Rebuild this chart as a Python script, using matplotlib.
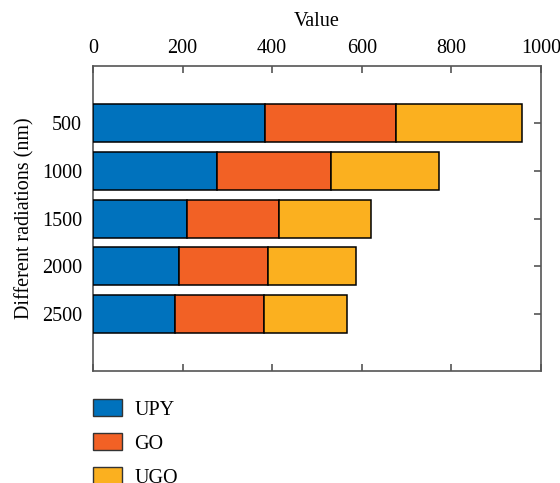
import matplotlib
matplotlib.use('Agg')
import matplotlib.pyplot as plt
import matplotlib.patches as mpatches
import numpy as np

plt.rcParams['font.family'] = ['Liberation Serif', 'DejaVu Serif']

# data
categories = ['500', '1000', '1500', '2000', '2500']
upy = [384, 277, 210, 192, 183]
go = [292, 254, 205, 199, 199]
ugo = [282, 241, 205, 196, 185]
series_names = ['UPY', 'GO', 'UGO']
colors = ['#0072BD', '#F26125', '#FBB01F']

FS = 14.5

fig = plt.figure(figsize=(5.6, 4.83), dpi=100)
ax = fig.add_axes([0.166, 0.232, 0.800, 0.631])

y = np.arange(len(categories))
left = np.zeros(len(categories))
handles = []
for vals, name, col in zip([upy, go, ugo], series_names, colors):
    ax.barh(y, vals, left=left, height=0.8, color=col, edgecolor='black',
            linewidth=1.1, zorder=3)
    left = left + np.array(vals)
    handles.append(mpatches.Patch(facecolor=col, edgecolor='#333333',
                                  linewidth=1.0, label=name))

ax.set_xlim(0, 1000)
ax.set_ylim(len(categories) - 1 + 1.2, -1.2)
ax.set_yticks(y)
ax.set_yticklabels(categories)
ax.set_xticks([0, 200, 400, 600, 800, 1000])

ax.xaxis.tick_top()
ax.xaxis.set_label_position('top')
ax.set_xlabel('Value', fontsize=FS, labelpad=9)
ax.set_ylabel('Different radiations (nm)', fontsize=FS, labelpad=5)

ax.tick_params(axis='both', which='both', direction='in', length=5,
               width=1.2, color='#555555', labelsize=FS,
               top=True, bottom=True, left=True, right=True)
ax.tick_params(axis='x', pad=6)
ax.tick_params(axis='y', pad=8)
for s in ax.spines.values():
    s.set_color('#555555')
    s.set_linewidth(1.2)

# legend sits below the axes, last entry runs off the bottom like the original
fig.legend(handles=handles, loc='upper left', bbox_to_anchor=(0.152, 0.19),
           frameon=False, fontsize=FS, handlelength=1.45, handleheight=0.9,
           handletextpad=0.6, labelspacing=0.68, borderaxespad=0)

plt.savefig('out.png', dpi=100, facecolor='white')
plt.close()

------------------------

§ **What you will do**
Give again, exactly, the lines from the start of the data through the one holding "linewidth=1.0, label=name))"; omit the pictures.

§ **Task response**
Rebuild this chart as a Python script, using matplotlib.
import matplotlib
matplotlib.use('Agg')
import matplotlib.pyplot as plt
import matplotlib.patches as mpatches
import numpy as np

plt.rcParams['font.family'] = ['Liberation Serif', 'DejaVu Serif']

# data
categories = ['500', '1000', '1500', '2000', '2500']
upy = [384, 277, 210, 192, 183]
go = [292, 254, 205, 199, 199]
ugo = [282, 241, 205, 196, 185]
series_names = ['UPY', 'GO', 'UGO']
colors = ['#0072BD', '#F26125', '#FBB01F']

FS = 14.5

fig = plt.figure(figsize=(5.6, 4.83), dpi=100)
ax = fig.add_axes([0.166, 0.232, 0.800, 0.631])

y = np.arange(len(categories))
left = np.zeros(len(categories))
handles = []
for vals, name, col in zip([upy, go, ugo], series_names, colors):
    ax.barh(y, vals, left=left, height=0.8, color=col, edgecolor='black',
            linewidth=1.1, zorder=3)
    left = left + np.array(vals)
    handles.append(mpatches.Patch(facecolor=col, edgecolor='#333333',
                                  linewidth=1.0, label=name))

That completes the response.